• Aim of the task:
Wherever a line holds the string "with", copy that line.

--- Start Supplied information ---

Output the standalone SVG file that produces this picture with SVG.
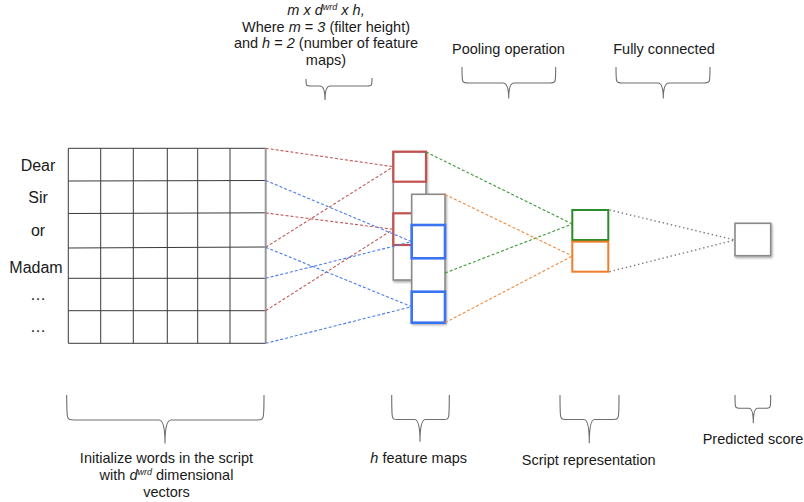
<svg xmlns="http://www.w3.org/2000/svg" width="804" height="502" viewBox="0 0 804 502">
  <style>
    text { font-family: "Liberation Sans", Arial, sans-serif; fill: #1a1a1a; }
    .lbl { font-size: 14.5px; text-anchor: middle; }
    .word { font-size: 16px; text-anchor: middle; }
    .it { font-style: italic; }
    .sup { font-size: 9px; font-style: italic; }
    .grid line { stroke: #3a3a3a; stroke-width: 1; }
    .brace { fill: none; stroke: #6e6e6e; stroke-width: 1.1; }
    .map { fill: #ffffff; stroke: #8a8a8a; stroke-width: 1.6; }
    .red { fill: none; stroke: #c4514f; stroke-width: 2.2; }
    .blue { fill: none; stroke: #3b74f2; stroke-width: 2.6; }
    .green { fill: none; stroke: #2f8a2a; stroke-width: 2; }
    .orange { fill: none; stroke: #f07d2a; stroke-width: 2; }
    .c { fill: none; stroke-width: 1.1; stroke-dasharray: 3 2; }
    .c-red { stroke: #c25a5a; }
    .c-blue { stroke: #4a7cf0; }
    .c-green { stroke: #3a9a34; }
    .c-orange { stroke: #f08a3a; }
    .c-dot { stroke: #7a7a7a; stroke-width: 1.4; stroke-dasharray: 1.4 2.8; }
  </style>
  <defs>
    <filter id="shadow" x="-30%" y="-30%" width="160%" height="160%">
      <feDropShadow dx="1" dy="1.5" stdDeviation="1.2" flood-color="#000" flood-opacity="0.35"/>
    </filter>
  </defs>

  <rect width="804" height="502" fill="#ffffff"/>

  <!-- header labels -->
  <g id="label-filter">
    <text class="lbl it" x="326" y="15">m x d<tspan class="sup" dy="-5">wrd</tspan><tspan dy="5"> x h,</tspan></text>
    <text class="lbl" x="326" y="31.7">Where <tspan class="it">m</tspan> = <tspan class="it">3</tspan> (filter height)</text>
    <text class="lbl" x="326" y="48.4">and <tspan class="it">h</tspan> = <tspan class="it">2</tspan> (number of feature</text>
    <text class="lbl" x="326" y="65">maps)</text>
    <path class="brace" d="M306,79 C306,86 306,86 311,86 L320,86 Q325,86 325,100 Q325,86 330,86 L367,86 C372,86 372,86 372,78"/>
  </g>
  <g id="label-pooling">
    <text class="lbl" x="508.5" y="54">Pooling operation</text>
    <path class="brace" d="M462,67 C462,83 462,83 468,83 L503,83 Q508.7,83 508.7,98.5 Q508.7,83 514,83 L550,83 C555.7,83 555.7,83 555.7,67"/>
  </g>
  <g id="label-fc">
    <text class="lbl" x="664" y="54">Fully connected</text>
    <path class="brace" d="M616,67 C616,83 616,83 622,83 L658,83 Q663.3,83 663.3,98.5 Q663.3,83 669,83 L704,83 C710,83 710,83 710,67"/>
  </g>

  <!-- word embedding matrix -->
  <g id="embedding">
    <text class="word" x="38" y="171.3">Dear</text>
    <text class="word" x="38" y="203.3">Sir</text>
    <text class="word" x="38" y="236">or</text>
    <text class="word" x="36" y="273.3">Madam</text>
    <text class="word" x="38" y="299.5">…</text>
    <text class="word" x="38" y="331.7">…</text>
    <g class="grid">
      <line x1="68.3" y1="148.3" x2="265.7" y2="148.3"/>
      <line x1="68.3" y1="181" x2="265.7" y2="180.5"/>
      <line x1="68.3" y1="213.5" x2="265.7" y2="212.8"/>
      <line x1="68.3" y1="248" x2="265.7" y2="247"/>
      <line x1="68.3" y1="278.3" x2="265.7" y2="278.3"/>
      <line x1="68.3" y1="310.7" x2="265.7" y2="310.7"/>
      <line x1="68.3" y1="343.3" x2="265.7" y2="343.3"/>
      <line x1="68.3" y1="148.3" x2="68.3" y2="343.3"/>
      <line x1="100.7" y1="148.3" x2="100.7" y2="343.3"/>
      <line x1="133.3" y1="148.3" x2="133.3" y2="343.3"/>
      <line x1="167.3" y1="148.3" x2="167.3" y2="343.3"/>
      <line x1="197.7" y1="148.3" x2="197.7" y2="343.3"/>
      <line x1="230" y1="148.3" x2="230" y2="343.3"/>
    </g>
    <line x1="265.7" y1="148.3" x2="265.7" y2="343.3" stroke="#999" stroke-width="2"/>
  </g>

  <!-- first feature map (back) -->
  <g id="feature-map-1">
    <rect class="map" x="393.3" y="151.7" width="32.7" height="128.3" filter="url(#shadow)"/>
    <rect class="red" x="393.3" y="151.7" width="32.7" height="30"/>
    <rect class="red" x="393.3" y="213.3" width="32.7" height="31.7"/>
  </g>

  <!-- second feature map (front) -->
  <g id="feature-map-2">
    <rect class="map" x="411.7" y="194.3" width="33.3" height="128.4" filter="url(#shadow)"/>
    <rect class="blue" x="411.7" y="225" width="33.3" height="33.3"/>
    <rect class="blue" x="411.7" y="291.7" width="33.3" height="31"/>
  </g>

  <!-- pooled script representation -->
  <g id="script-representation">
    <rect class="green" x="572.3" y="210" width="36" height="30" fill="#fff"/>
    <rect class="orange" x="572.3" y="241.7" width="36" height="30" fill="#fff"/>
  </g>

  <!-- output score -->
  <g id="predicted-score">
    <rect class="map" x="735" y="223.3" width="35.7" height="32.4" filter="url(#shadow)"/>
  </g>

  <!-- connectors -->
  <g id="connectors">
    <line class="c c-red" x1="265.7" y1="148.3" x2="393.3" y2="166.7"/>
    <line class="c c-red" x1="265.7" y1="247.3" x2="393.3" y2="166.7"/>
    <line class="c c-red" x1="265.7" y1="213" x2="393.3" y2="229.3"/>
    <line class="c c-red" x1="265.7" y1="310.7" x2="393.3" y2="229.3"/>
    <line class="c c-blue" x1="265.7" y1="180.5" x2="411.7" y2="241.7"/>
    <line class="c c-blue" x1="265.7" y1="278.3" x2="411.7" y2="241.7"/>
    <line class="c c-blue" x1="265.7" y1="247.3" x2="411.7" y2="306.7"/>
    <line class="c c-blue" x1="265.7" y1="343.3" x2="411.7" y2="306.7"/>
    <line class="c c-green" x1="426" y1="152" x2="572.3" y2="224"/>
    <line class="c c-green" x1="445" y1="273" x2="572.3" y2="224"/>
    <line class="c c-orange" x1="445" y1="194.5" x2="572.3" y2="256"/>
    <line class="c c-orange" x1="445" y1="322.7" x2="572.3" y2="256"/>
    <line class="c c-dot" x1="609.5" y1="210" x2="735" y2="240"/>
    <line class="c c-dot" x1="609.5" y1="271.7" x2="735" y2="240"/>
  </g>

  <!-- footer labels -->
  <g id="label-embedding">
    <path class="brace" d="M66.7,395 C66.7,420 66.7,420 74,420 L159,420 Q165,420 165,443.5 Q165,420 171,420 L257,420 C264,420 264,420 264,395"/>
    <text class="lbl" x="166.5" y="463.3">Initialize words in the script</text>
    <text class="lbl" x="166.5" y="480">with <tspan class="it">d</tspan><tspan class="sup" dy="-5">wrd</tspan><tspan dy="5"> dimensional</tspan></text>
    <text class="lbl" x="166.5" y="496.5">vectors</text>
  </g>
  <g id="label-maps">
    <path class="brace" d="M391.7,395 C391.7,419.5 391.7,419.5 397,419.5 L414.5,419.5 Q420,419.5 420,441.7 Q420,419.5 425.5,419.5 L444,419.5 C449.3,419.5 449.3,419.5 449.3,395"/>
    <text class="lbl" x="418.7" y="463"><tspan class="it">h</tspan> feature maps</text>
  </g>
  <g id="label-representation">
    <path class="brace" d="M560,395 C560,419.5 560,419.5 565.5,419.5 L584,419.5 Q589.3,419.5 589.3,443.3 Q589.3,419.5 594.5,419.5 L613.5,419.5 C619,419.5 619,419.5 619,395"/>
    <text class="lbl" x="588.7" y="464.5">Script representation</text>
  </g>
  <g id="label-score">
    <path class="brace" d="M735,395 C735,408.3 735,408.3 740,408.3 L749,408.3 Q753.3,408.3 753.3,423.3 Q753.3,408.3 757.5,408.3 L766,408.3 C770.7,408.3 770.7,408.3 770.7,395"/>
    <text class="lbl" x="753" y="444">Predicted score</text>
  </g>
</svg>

--- End Supplied information ---

• Problem solution:
Output the standalone SVG file that produces this picture with SVG.
    <text class="lbl" x="166.5" y="480">with <tspan class="it">d</tspan><tspan class="sup" dy="-5">wrd</tspan><tspan dy="5"> dimensional</tspan></text>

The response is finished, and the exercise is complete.